Directive:
Locate the word "this" in the material, then show every line that holds it.

Plotting code records:

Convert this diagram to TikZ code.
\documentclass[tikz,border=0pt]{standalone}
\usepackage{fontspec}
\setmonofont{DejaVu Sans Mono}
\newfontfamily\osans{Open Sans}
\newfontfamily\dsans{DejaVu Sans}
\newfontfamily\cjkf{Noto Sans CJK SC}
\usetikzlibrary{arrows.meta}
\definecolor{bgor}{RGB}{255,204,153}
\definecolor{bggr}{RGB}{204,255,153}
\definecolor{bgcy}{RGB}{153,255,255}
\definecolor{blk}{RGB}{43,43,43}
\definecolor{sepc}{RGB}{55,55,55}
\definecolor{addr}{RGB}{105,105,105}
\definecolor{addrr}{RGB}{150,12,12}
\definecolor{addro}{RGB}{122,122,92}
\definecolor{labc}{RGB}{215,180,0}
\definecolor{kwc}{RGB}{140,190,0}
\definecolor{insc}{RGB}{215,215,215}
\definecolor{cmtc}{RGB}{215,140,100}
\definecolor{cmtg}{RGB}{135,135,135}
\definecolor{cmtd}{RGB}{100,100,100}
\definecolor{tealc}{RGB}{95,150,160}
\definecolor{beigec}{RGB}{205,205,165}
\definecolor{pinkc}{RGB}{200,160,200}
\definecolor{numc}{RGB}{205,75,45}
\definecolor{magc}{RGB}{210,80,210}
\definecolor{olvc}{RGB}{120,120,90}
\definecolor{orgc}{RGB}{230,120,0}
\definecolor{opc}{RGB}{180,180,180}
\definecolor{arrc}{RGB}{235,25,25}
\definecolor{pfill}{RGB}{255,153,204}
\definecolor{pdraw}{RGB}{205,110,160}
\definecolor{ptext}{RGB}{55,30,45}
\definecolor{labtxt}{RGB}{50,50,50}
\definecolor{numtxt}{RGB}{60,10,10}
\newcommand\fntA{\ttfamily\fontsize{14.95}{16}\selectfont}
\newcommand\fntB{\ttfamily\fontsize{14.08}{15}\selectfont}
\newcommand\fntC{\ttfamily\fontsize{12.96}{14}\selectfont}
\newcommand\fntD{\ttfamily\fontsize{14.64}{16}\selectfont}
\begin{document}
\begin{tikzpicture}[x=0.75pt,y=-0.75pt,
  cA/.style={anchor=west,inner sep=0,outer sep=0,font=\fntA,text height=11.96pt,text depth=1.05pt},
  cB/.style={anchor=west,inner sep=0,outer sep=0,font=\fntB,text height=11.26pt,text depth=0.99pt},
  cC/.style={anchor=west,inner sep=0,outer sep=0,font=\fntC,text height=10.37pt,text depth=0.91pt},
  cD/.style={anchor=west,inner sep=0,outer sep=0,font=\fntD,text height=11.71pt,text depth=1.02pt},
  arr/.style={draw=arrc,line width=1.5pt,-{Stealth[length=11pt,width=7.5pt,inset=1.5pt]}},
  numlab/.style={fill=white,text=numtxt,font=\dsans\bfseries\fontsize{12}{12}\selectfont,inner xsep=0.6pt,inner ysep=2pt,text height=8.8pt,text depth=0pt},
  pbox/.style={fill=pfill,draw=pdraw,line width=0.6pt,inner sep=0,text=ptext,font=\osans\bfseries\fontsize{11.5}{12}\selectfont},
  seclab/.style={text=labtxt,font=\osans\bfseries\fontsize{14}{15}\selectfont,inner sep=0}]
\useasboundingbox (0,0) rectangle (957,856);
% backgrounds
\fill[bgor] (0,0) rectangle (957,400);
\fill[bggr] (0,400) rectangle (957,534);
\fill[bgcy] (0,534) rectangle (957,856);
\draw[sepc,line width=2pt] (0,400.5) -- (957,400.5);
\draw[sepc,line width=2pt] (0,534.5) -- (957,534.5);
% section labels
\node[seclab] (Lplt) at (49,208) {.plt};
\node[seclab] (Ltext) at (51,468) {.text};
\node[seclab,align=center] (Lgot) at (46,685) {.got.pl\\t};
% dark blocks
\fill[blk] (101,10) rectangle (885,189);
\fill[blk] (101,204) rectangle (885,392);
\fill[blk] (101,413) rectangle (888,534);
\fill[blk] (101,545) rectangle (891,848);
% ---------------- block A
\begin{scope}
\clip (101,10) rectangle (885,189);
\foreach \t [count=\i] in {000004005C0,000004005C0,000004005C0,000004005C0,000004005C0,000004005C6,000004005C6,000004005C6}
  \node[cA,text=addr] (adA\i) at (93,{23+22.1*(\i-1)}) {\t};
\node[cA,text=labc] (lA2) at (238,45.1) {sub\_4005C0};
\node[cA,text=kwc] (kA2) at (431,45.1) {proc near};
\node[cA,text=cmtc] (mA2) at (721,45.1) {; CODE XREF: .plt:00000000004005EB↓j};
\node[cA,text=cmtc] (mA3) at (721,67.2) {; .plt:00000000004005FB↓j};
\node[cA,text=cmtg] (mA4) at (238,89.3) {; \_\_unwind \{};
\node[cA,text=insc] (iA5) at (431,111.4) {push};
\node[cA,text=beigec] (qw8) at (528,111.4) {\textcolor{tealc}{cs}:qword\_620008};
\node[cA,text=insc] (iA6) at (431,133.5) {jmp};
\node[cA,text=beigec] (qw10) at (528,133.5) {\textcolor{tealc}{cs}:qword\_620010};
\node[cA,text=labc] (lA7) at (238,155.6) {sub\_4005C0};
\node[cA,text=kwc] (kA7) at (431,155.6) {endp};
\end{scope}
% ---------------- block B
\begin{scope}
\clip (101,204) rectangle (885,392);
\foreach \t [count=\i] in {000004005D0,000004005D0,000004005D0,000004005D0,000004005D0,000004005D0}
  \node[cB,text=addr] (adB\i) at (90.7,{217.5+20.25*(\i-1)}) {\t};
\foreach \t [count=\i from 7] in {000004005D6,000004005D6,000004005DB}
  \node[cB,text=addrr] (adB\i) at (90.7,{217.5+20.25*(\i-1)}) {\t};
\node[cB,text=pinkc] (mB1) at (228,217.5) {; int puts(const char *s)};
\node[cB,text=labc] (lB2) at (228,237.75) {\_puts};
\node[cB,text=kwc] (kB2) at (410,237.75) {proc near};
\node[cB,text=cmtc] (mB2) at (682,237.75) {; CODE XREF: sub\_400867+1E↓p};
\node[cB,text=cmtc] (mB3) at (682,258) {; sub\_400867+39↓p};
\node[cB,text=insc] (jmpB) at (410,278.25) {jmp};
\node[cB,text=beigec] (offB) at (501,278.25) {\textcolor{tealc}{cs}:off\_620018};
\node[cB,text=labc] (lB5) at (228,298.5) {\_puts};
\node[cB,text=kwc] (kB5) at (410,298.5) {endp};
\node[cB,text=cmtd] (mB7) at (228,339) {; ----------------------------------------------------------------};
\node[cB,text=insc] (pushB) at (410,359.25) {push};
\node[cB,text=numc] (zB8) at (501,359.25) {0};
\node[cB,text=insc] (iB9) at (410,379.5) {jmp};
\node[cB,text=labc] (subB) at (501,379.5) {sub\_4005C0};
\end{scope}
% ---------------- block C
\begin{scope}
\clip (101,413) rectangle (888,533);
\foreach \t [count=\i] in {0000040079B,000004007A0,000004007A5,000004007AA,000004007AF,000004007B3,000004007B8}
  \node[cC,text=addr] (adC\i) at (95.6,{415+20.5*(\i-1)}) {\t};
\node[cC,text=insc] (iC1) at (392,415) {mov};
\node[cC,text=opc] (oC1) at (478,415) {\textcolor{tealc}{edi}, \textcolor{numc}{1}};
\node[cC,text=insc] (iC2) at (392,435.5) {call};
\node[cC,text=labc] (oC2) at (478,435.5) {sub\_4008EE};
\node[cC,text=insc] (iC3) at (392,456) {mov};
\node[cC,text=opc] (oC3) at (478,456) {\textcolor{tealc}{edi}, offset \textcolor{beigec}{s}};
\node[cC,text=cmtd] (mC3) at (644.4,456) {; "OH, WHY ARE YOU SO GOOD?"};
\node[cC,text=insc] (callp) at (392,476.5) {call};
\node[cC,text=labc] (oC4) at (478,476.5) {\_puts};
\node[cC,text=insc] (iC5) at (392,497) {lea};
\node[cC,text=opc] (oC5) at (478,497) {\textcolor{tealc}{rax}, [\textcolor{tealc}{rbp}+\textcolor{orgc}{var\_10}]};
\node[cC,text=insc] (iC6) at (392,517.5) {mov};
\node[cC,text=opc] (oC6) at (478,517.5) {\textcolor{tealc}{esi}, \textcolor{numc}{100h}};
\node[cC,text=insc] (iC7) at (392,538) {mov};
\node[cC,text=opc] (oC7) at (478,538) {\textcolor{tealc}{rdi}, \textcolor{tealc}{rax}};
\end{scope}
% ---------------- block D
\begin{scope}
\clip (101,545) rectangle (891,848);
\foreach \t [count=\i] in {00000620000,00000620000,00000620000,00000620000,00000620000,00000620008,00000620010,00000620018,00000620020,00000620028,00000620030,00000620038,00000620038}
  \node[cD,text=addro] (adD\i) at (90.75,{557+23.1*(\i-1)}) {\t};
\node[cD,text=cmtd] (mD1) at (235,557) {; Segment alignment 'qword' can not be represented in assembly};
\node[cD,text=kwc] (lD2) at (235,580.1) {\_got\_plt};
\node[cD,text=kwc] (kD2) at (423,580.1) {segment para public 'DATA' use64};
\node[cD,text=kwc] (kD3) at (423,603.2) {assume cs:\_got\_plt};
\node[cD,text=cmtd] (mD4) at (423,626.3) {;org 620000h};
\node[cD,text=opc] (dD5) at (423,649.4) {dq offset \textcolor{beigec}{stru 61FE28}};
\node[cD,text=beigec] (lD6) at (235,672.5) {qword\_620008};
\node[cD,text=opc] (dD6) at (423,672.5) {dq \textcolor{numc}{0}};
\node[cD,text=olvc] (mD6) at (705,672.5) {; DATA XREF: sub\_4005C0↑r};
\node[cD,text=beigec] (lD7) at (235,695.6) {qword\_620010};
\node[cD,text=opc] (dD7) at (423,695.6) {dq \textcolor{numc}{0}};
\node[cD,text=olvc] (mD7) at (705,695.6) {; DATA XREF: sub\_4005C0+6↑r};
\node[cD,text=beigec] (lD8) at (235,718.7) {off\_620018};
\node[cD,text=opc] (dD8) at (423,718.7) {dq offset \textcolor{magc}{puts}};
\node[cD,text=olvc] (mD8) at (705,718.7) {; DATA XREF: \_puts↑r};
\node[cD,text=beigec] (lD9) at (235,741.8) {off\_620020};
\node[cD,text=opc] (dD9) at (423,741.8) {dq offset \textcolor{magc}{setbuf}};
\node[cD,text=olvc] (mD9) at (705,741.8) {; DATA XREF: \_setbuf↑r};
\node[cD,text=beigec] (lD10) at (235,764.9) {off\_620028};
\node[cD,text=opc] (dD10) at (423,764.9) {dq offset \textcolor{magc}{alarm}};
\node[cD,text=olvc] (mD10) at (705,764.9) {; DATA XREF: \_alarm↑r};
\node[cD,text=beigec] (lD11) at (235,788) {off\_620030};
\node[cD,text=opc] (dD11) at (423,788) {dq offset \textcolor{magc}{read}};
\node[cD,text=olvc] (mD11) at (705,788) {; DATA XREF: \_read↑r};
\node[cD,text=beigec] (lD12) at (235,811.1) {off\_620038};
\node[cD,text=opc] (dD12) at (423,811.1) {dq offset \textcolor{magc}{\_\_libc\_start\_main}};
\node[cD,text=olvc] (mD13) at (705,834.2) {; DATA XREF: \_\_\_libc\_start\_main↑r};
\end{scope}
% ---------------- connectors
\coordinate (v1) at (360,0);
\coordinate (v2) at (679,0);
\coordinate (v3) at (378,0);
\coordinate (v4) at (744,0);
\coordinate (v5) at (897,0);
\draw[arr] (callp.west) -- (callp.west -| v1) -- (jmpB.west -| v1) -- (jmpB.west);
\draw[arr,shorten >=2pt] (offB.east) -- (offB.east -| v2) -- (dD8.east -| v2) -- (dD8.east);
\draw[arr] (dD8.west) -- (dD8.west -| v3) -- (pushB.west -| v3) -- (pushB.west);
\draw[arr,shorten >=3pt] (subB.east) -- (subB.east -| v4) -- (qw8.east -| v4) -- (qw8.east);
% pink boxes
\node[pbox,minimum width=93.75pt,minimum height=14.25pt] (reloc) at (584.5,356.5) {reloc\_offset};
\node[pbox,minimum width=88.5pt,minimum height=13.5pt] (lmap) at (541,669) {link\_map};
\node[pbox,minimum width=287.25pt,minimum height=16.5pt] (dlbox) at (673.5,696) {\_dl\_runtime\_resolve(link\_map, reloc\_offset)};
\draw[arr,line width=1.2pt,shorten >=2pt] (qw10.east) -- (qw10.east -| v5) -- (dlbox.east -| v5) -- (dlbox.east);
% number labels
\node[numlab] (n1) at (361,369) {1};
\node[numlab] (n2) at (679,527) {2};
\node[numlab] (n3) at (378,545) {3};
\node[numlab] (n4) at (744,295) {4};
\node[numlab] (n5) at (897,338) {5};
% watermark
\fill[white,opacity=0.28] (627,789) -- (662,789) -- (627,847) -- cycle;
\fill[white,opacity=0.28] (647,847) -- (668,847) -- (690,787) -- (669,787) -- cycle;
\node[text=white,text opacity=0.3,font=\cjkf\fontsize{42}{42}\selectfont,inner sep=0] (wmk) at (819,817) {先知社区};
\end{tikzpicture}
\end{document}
--
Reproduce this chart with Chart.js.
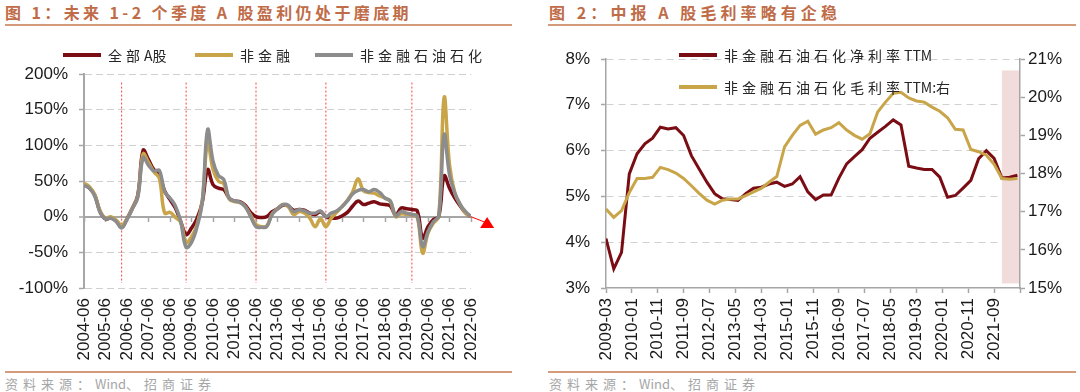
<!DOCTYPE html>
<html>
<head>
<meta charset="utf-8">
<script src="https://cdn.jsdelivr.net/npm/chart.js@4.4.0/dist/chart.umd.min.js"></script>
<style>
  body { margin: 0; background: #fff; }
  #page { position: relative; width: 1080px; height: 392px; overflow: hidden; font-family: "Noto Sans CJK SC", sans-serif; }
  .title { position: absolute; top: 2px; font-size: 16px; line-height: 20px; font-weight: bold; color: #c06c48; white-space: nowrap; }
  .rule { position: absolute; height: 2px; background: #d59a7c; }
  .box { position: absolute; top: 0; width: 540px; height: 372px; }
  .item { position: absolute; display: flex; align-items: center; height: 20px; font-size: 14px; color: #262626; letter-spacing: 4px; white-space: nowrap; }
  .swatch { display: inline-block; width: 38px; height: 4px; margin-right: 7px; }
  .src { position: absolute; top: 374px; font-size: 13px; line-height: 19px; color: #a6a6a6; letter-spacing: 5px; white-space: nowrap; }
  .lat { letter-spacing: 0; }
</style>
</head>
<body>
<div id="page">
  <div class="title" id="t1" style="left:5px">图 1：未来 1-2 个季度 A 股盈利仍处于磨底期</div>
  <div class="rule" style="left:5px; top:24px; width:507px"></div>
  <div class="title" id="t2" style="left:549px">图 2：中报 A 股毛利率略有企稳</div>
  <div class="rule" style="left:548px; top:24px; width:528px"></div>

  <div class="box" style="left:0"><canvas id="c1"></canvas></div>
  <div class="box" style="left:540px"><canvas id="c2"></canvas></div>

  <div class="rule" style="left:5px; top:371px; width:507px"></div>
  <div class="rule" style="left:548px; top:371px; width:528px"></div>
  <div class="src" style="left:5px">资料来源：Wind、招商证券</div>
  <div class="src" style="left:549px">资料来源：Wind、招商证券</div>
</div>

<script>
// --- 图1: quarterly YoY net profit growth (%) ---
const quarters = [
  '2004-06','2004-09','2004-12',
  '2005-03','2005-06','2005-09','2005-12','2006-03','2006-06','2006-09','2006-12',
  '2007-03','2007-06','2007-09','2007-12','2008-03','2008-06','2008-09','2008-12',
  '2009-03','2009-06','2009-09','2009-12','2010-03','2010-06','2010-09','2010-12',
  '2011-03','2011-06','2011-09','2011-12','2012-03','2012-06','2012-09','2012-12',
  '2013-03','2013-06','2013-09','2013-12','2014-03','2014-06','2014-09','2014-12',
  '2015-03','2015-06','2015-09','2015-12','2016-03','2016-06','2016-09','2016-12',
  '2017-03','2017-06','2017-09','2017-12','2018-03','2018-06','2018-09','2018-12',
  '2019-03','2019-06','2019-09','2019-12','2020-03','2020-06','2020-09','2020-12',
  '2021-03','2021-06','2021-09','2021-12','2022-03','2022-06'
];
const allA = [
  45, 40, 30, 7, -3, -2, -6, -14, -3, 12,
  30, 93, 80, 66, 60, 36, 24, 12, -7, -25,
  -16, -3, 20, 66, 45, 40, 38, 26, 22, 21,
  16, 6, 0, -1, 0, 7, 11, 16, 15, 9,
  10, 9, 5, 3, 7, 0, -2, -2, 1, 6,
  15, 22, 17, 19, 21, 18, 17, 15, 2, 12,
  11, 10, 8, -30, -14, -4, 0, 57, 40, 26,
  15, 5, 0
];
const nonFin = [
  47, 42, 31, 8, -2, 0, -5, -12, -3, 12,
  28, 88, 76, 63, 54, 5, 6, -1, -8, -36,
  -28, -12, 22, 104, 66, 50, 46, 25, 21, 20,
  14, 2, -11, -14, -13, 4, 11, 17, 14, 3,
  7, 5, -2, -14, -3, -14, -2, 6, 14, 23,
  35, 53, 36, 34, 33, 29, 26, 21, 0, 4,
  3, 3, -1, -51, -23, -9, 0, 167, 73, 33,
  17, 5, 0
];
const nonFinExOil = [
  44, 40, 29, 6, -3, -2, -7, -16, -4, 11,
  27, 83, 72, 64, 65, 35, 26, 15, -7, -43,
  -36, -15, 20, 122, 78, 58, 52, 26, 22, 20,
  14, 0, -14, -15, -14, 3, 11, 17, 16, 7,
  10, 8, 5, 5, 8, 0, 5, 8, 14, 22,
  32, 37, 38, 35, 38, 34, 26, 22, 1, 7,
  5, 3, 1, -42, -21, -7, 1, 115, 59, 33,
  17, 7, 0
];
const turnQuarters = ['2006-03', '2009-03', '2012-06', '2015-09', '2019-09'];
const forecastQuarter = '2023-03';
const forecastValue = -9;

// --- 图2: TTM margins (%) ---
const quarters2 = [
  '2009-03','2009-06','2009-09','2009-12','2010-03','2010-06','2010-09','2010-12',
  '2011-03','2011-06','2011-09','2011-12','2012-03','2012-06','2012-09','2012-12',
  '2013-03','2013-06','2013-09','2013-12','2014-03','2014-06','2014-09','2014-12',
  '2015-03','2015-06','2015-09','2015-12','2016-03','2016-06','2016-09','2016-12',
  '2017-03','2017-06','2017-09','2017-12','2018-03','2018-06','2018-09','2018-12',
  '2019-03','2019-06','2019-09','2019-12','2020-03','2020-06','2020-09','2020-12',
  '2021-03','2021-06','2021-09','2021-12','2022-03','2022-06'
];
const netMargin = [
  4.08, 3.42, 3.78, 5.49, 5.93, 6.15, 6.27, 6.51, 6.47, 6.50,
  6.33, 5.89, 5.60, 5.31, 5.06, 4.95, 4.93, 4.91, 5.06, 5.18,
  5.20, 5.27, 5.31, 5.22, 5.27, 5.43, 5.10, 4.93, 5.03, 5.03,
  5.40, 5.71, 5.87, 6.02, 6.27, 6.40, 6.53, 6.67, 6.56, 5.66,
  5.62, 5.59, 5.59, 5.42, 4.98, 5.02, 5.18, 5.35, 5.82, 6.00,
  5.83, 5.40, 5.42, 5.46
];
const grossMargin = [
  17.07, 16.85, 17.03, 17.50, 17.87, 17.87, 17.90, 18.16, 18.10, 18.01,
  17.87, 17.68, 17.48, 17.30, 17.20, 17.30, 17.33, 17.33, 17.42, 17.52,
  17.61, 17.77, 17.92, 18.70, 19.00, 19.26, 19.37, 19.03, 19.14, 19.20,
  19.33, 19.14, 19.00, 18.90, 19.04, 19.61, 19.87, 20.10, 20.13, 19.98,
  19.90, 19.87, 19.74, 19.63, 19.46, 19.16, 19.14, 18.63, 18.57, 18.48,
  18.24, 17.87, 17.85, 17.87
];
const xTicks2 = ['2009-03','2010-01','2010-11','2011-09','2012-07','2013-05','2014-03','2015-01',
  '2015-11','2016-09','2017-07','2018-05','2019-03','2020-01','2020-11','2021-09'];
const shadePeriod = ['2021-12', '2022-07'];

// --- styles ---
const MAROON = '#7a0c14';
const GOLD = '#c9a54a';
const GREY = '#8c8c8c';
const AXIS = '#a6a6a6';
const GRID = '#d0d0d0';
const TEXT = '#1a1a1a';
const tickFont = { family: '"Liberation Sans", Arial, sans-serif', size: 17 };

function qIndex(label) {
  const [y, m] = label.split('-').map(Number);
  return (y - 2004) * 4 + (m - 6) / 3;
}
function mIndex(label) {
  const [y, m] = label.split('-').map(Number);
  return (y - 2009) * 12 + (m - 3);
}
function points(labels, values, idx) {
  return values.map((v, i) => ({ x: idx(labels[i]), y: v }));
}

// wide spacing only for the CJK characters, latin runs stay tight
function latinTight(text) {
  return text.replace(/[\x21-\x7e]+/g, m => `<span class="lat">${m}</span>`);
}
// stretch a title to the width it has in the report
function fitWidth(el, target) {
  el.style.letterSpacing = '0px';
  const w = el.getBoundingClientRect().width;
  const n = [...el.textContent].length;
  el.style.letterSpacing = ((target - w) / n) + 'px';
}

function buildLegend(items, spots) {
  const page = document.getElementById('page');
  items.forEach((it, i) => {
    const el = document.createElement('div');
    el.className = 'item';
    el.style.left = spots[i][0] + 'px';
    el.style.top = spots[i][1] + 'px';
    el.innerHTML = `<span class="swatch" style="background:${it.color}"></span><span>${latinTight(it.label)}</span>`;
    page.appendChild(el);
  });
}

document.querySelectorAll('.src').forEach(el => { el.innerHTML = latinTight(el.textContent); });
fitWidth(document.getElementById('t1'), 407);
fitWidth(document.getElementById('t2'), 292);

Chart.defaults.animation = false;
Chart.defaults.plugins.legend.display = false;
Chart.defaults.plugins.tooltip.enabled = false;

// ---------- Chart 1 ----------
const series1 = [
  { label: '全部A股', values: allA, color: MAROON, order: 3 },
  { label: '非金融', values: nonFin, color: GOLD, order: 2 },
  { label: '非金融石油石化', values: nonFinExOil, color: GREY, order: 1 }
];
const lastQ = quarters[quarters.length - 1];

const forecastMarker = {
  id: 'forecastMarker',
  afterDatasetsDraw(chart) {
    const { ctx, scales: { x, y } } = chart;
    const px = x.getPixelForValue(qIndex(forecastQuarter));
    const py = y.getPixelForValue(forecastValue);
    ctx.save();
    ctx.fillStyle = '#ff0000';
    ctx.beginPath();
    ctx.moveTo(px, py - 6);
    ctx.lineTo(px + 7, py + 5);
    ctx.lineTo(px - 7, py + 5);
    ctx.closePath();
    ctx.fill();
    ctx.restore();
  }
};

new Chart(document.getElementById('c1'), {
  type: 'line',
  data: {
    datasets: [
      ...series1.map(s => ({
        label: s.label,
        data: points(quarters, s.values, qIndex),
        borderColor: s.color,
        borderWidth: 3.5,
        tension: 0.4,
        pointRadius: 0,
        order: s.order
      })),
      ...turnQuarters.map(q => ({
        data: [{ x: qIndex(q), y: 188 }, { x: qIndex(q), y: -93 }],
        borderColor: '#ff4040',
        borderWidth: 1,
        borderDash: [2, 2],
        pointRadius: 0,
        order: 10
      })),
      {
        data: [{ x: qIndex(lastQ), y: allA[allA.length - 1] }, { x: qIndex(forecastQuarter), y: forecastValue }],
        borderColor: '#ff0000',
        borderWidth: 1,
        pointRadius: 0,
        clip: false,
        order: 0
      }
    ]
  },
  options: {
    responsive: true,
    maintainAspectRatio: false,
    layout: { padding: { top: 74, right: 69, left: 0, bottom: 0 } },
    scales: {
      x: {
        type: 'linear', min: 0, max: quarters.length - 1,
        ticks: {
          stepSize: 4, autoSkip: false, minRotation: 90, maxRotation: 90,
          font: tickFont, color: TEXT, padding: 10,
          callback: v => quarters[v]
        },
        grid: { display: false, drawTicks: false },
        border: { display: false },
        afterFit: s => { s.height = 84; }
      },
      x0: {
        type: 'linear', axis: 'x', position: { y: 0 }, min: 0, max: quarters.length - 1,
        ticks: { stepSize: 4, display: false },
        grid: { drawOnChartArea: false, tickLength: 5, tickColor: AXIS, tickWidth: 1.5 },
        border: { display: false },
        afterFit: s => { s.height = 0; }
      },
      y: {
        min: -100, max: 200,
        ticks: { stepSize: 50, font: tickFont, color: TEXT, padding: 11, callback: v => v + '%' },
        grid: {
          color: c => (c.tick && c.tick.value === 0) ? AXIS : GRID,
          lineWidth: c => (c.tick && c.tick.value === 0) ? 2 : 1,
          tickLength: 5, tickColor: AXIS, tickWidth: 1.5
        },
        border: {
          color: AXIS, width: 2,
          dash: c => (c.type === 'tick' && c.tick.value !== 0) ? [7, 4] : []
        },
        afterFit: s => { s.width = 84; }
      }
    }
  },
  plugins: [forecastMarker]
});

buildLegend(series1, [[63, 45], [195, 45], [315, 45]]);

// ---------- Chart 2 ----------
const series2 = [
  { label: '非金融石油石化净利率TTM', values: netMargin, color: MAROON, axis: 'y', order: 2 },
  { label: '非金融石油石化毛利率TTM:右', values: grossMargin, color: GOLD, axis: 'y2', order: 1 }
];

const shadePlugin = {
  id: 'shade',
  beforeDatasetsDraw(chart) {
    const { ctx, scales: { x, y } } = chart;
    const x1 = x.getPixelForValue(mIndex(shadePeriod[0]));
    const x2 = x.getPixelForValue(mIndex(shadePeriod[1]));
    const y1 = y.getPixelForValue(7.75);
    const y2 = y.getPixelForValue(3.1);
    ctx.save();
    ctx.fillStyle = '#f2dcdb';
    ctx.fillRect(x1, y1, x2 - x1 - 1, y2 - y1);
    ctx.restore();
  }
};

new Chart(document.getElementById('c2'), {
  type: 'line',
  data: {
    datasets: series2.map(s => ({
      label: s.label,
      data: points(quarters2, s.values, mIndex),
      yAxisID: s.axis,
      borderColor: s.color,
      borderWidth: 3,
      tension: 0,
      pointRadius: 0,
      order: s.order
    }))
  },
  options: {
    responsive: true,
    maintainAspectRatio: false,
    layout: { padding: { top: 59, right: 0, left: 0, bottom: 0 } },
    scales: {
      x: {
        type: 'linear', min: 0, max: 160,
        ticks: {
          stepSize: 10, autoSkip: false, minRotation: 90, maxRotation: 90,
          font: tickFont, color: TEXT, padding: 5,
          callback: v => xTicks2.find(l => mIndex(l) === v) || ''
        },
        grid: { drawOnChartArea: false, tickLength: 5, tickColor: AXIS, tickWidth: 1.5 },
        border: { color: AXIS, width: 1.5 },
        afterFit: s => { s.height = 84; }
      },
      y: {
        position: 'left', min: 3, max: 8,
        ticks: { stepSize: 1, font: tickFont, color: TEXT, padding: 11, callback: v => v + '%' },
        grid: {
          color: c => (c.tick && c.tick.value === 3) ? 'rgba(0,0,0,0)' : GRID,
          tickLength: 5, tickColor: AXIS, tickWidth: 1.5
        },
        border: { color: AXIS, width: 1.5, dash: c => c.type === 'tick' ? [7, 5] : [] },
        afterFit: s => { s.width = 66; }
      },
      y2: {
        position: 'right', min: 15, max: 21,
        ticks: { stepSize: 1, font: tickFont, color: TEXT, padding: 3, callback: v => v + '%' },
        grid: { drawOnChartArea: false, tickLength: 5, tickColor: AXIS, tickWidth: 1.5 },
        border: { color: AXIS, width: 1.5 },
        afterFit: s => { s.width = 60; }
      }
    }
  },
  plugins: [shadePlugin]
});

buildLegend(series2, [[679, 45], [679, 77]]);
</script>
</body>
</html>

Exercise result:
Convert this diagram to TikZ code.
Reproduce this chart with Chart.js.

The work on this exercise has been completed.